2 ChrisR (#) Jul 02nd, 2012 - 05:24 pm Report abuse
At least their economy will be better than Argentina.

We can at least expect near the truth from the Spanish Government, unlike the lies from INDEC.
3 Fido Dido (#) Jul 03rd, 2012 - 06:38 am Report abuse
We can at least expect near the truth from the Spanish Government, unlike the lies from INDEC.
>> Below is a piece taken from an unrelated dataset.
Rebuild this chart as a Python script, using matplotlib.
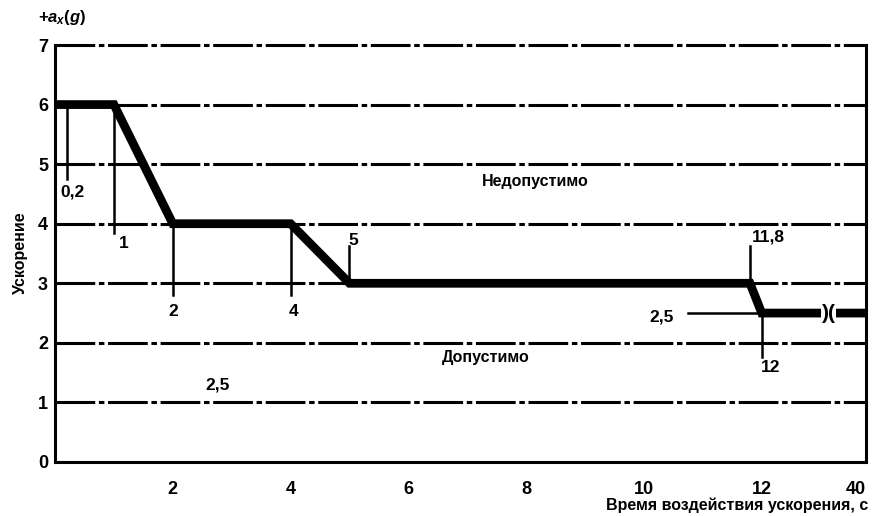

My god, you're such an idiot. As if you can trust those stooges in the Spanish Government. Mr Guindos (ex Lehman Brothers) who intrudoced Spain to their worthless derivative. They are commited to austerity, meaning raising taxes, cut services you pay for and pay the zombie banks, meanwhile let the people eat cake, while useful idiots believe it's a good idea.
4 ChrisR (#) Jul 03rd, 2012 - 02:34 pm Report abuse
3 Fido Dido

Why is it that your first sentence after you quoting the original poster ALWAYS has a disparaging term in it? Do you consider yourself that inferior that you cannot stand anyone having a greater knowledge than you?

Austerity is about not spending more money than you can pay back! Eventually, you get out of debt. Being in debt is bad!

There, a simple lesson on economics in the real world, not the madhouse of many of the countries in South America.